According to Le Coz, regular ‘progress’ meetings, attended by BHA members, authorities overseeing infrastructural projects, police, security forces and official APEC co-ordinators, Ministry of Tourism, contribute to, “The BHA and leading meetings industry professionals more than confident that the airport and other projects will be completed properly and on schedule for APEC.” Minister for Tourism and Creative Economy, Mari Elka Pangestu, assures the media that all APEC preparations are proceeding according to plan: “Ngurah Rai International Airport expansion is expected to be completed by June or July, and the NBD and underpass, by August 2013.”

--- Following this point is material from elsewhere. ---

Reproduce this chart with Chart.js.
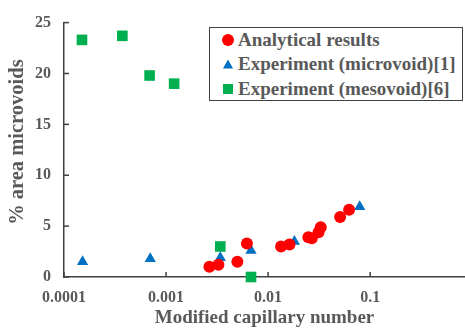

The government’s commitment to accelerate various infrastructure developments is considered positive, and expected to help optimise potential for economic growth and accommodating ever-increasing tourism numbers. Bank Indonesia argues that much of Bali’s strong economic growth is driven by expansive infrastructure growth related to APEC 2013 plus ongoing property developments. 2013 should prove a benchmark year for Bali: BHA chairman Le Coz is confident that after APEC 2013, Bali will be ready and prepared to host more high-end, high-volume MICE events: “We strongly believe that all the right indicators are in place to continue having a buoyant growing MICE market, as stakeholders are working together to improve the facilities and bring new experiences to delegates and visitors to Bali.”